Pour lime cream into the prepared crust and smooth. Place the pie on a cookie sheet and bake for 20 minutes, or until the outside edges of the lime cream are set (the inside can remain wobbly). Let cool and then place in the refrigerator for at least 2 hours.

For meringue: In a small heavy sauce-pan, bring the sugar and water to a boil, stirring to dissolve the sugar. Continue to cook sugar until it reaches 230 degrees on the candy thermometer. You can dip a pastry brush in water and wipe down the sides of the pot if any sugar crystals appear on the sides.
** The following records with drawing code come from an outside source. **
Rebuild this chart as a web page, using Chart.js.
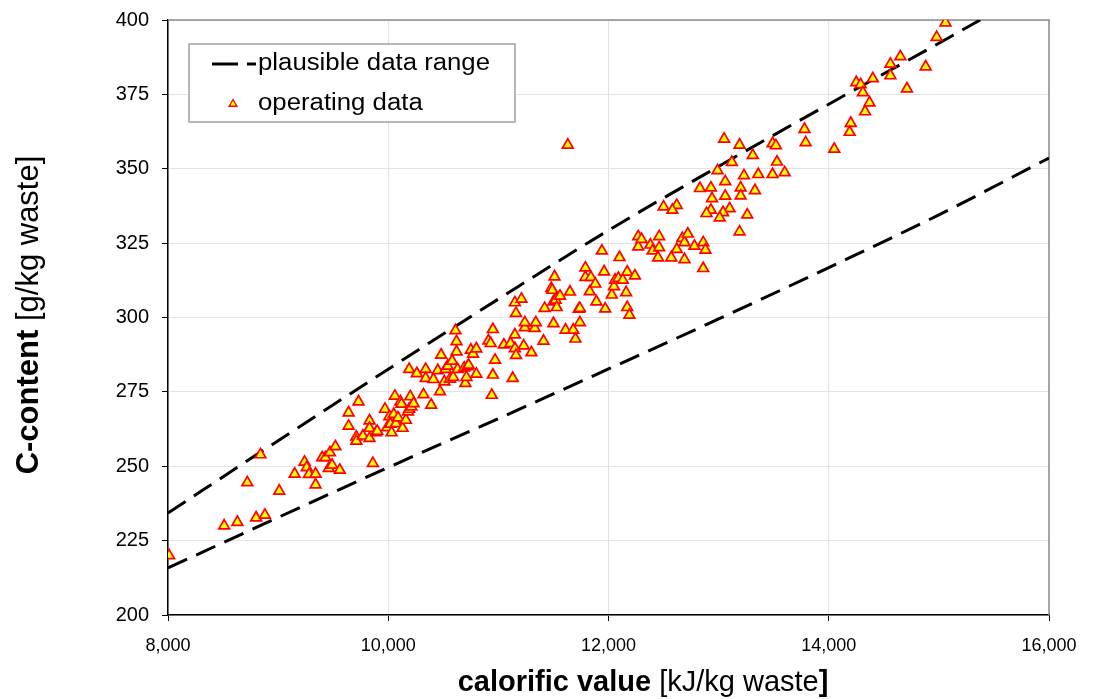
<!DOCTYPE html>
<html>
<head>
<meta charset="utf-8">
<script src="https://cdn.jsdelivr.net/npm/chart.js@4.4.1/dist/chart.umd.min.js"></script>
<style>
  html, body { margin: 0; padding: 0; background: #fff; }
  #wrap { width: 1093px; height: 699px; }
</style>
</head>
<body>
<div id="wrap"><canvas id="chart" width="1093" height="699"></canvas></div>
<script>
// ── plausible data range (dashed boundary lines) ──
const upperX = [8000, 9000, 10000, 11000, 12000, 13000, 14000, 15000, 15375];
const upperY = [234.3, 258.6, 282.6, 306.2, 329.3, 350.8, 371.7, 392.2, 400];
const lowerX = [8000, 9000, 10000, 11000, 12000, 13000, 14000, 15000, 16000];
const lowerY = [215.8, 232.8, 249.6, 266.0, 282.7, 299.5, 316.8, 334.5, 353.6];

// ── operating data: calorific value [kJ/kg] and C-content [g/kg] ──
const calorificValue = [
  8010, 8510, 8630, 8800, 8880, 8720, 9010, 8840, 9150, 9240, 9260, 9280, 9340, 9340,
  9400, 9430, 9460, 9470, 9490, 9520, 9560, 9640, 9640, 9710, 9710, 9730, 9860,
  9770, 9830, 9830, 9830, 9890, 9900, 9970, 9990, 10010, 10020, 10030, 10050, 10060,
  10070, 10090, 10110, 10120, 10130, 10160, 10180, 10190, 10200, 10210, 10230, 10320,
  10390, 10190, 10260, 10340, 10340, 10410, 10450, 10470, 10480, 10510, 10520, 10540,
  10560, 10580, 10590, 10620, 10610, 10620, 10630, 10690, 10700, 10710, 10720, 10730,
  10750, 10770, 10800, 10800, 10910, 10930, 10940, 10950, 10950, 10970, 11050, 11110,
  11130, 11150, 11150, 11160, 11160, 11150, 11210, 11230, 11240, 11240, 11300, 11330,
  11340,
  11410, 11420, 11480, 11490, 11510, 11500, 11520, 11530, 11560, 11500, 11610, 11650,
  11680, 11700, 11730, 11740, 11740, 11790, 11790, 11840, 11830, 11880, 11890, 11940,
  11960, 11970, 12030, 12050, 12060, 12090, 12100, 12130, 12160, 12170, 12170, 12190,
  12240, 12270, 12270, 12300, 12380, 12400, 12460, 12460, 12450, 12570, 12620, 12670,
  12690, 12720, 12690, 12780, 12860, 12880, 12860,
  11630, 12500, 12620, 12580,
  13050, 13190, 13120, 13310, 13490, 13520, 13530, 13780, 13790, 14050, 14200, 14190,
  12990, 12830, 12930, 13060, 13230, 13360, 13490, 13600, 13200, 13330, 12940, 13060,
  13200, 13100, 12930, 12890, 13040, 13010, 13260, 13190,
  14250, 14290, 14310, 14370, 14330, 14400, 14560, 14560, 14650,
  14710, 14880, 14980, 15060
];
const carbonContent = [
  220.0, 230.0, 231.2, 232.7, 233.6, 244.5, 241.7, 253.9, 247.4, 251.4, 249.6, 247.3, 247.4, 243.8,
  252.9, 252.9, 249.3, 254.6, 250.4, 256.6, 248.7, 268.0, 263.5, 259.9, 258.5, 271.7, 251.0,
  260.2, 265.3, 262.8, 259.4, 261.3, 261.8, 269.2, 263.0, 266.7, 264.2, 261.3, 267.5, 273.6,
  264.4, 266.3, 271.7, 270.9, 262.8, 265.5, 268.3, 269.2, 273.4, 270.0, 271.1, 274.1,
  270.6, 282.6, 281.2, 282.6, 279.6, 279.2, 282.2, 275.1, 287.4, 278.4, 282.6, 283.7,
  279.3, 285.4, 279.9, 288.5, 295.6, 291.9, 282.6, 283.1, 277.9, 279.9, 283.5, 284.0,
  289.1, 287.7, 289.5, 281.0, 292.2, 291.3, 273.9, 296.0, 280.7, 285.7, 290.8, 291.3,
  279.6, 294.2, 289.6, 287.3, 301.4, 305.0, 306.2, 290.5, 296.6, 298.3, 288.2, 296.4,
  298.3,
  292.1, 303.1, 309.8, 309.2, 313.7, 305.3, 305.9, 303.4, 307.2, 298.0, 295.8, 308.6,
  295.8, 292.8, 302.8, 303.1, 298.3, 316.7, 313.5, 313.5, 308.7, 311.3, 305.3, 322.4,
  315.4, 302.9, 307.6, 310.4, 312.6, 313.2, 320.2, 312.6, 308.4, 315.3, 303.4, 300.8,
  314.0, 327.2, 323.8, 326.3, 324.4, 322.4, 327.2, 323.5, 320.1, 320.1, 322.9, 326.6,
  325.2, 328.1, 319.5, 324.0, 325.2, 322.7, 316.5,
  358.0, 337.2, 337.7, 336.1,
  360.0, 358.0, 352.2, 354.5, 358.5, 357.8, 352.3, 363.3, 358.8, 356.6, 365.3, 362.3,
  349.4, 343.4, 343.6, 345.7, 347.7, 348.1, 348.1, 348.7, 343.6, 342.7, 340.0, 340.8,
  340.9, 336.6, 336.1, 335.0, 335.3, 333.5, 334.5, 328.8,
  379.0, 378.3, 375.6, 372.2, 369.2, 380.3, 385.2, 381.3, 387.7,
  376.9, 384.3, 394.2, 399.1
];

// ── axis ticks ──
const xTicks = [8000, 10000, 12000, 14000, 16000];
const yTicks = [200, 225, 250, 275, 300, 325, 350, 375, 400];

const FONT = "'Liberation Sans', Arial, sans-serif";
const fmt = v => String(v).replace(/\B(?=(\d{3})+(?!\d))/g, ',');
const toXY = (xs, ys) => xs.map((x, i) => ({ x, y: ys[i] }));

// draw text made of runs with different weights, centred on the origin
function drawRuns(ctx, runs, size) {
  let total = 0;
  runs.forEach(r => { ctx.font = `${r.bold ? 'bold ' : ''}${size}px ${FONT}`; r.w = ctx.measureText(r.text).width; total += r.w; });
  let x = -total / 2;
  runs.forEach(r => {
    ctx.font = `${r.bold ? 'bold ' : ''}${size}px ${FONT}`;
    ctx.fillText(r.text, x, 0);
    x += r.w;
  });
}

const frame = {
  id: 'frame',
  beforeDatasetsDraw(chart) {
    const { ctx, chartArea: a } = chart;
    ctx.save();
    ctx.strokeStyle = '#8c8c8c';
    ctx.lineWidth = 1.5;
    ctx.beginPath();
    ctx.moveTo(a.left, a.top);
    ctx.lineTo(a.right, a.top);
    ctx.lineTo(a.right, a.bottom);
    ctx.stroke();
    ctx.restore();
  }
};

const titles = {
  id: 'titles',
  afterDraw(chart) {
    const ctx = chart.ctx;
    ctx.save();
    ctx.fillStyle = '#000';
    ctx.textAlign = 'left';
    ctx.textBaseline = 'middle';
    // x title
    ctx.save();
    ctx.translate(643, 683);
    drawRuns(ctx, [
      { text: 'calorific value', bold: true },
      { text: ' [kJ/kg waste', bold: false },
      { text: ']', bold: true }
    ], 29);
    ctx.restore();
    // y title
    ctx.save();
    ctx.translate(29, 315);
    ctx.rotate(-Math.PI / 2);
    drawRuns(ctx, [
      { text: 'C-content', bold: true },
      { text: ' [g/kg waste]', bold: false }
    ], 31);
    ctx.restore();

    // legend box
    ctx.fillStyle = '#fff';
    ctx.fillRect(189, 44, 326, 78);
    ctx.strokeStyle = '#a0a0a0';
    ctx.lineWidth = 1.5;
    ctx.strokeRect(189, 44, 326, 78);
    ctx.strokeStyle = '#000';
    ctx.lineWidth = 3;
    ctx.setLineDash([26, 9]);
    ctx.beginPath();
    ctx.moveTo(212, 64);
    ctx.lineTo(256, 64);
    ctx.stroke();
    ctx.setLineDash([]);
    const ops = chart.data.datasets[0];
    ctx.fillStyle = ops.backgroundColor;
    ctx.strokeStyle = ops.borderColor;
    ctx.lineWidth = 1.3;
    Chart.helpers.drawPoint(ctx, { pointStyle: 'triangle', radius: 4.5, borderWidth: 1.3 }, 233, 104);
    ctx.fillStyle = '#000';
    ctx.font = `23px ${FONT}`;
    ctx.save();
    ctx.translate(258, 0);
    ctx.scale(1.12, 1);
    ctx.fillText('plausible data range', 0, 64);
    ctx.fillText('operating data', 0, 104);
    ctx.restore();
    ctx.restore();
  }
};

new Chart(document.getElementById('chart'), {
  type: 'scatter',
  data: {
    datasets: [
      {
        label: 'operating data',
        data: toXY(calorificValue, carbonContent),
        pointStyle: 'triangle',
        pointRadius: 6.2,
        backgroundColor: '#ffff00',
        borderColor: '#ff0000',
        borderWidth: 1.7,
        order: 0
      },
      {
        label: 'plausible data range',
        data: toXY(upperX, upperY),
        showLine: true,
        borderColor: '#000',
        borderWidth: 3,
        borderDash: [21, 10],
        pointRadius: 0,
        cubicInterpolationMode: 'monotone',
        order: 1
      },
      {
        label: 'plausible data range (lower)',
        data: toXY(lowerX, lowerY),
        showLine: true,
        borderColor: '#000',
        borderWidth: 3,
        borderDash: [21, 10],
        pointRadius: 0,
        cubicInterpolationMode: 'monotone',
        order: 1
      }
    ]
  },
  options: {
    responsive: false,
    animation: false,
    layout: { padding: { top: 20, right: 44, left: 0, bottom: 0 } },
    plugins: { legend: { display: false }, tooltip: { enabled: false } },
    scales: {
      x: {
        type: 'linear',
        min: 8000, max: 16000,
        afterBuildTicks: s => { s.ticks = xTicks.map(v => ({ value: v })); },
        afterFit: s => { s.height = 84; s.paddingLeft = 0; s.paddingRight = 0; },
        ticks: { callback: v => fmt(v), color: '#000', font: { family: FONT, size: 18 }, padding: 14, maxRotation: 0 },
        grid: { color: '#e2e2e2', tickColor: '#000', tickLength: 6, lineWidth: 1 },
        border: { color: '#000', width: 1.5 }
      },
      y: {
        min: 200, max: 400,
        afterBuildTicks: s => { s.ticks = yTicks.map(v => ({ value: v })); },
        afterFit: s => { s.width = 168; s.paddingTop = 0; s.paddingBottom = 0; },
        ticks: { color: '#000', font: { family: FONT, size: 20 }, padding: 13 },
        grid: { color: '#e2e2e2', tickColor: '#000', tickLength: 6, lineWidth: 1 },
        border: { color: '#000', width: 1.5 }
      }
    }
  },
  plugins: [frame, titles]
});
</script>
</body>
</html>
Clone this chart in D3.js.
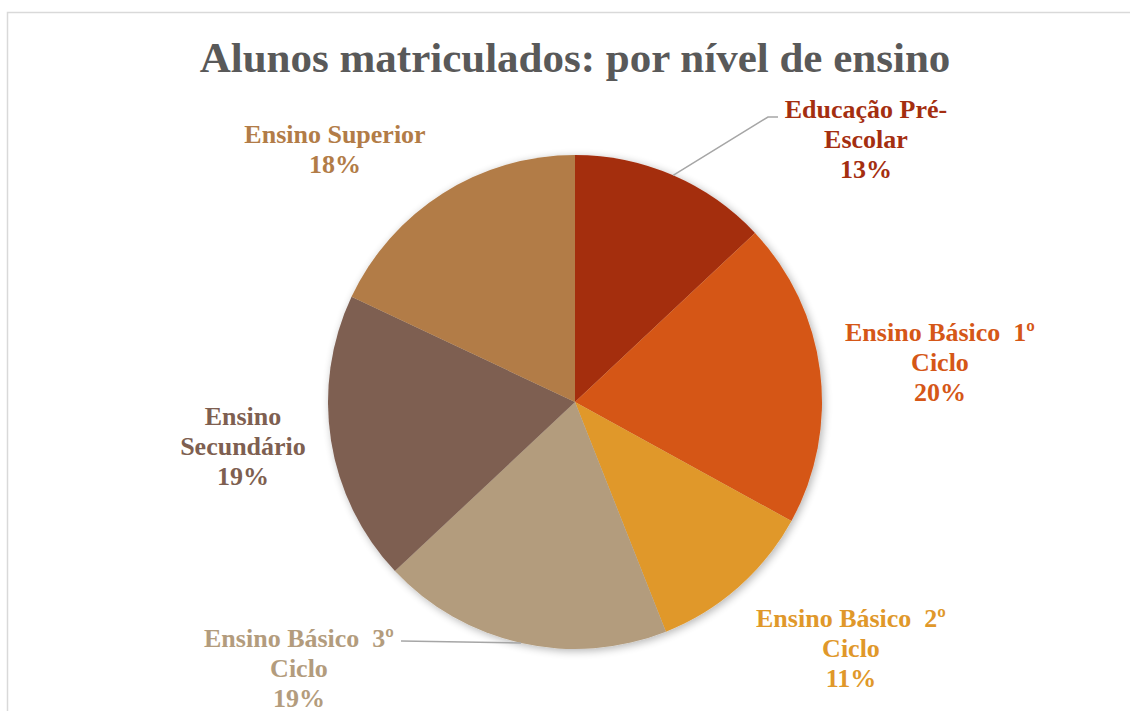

While sugar is cooking, in a medium bowl, beat egg whites with an electric mixer on high speed until stiff. When the sugar is ready, turn the mixer speed to low and then slowly pour the cooked sugar into the bowl, down the side of the bowl, not directly onto the wire whisk. When all of the sugar has been poured in, turn the mixer up to medium-high and beat for 1 minute, until the meringue is thick and shiny.

Use a silicone spatula to spread the meringue over top of pie. You can use a blow torch to lightly brown the top or place the pie in a 450-degree oven for a few minutes, watching the entire time until the top browns. Chill in the refrigerator. Pie can be stored in the refrigerator for up to 4 days.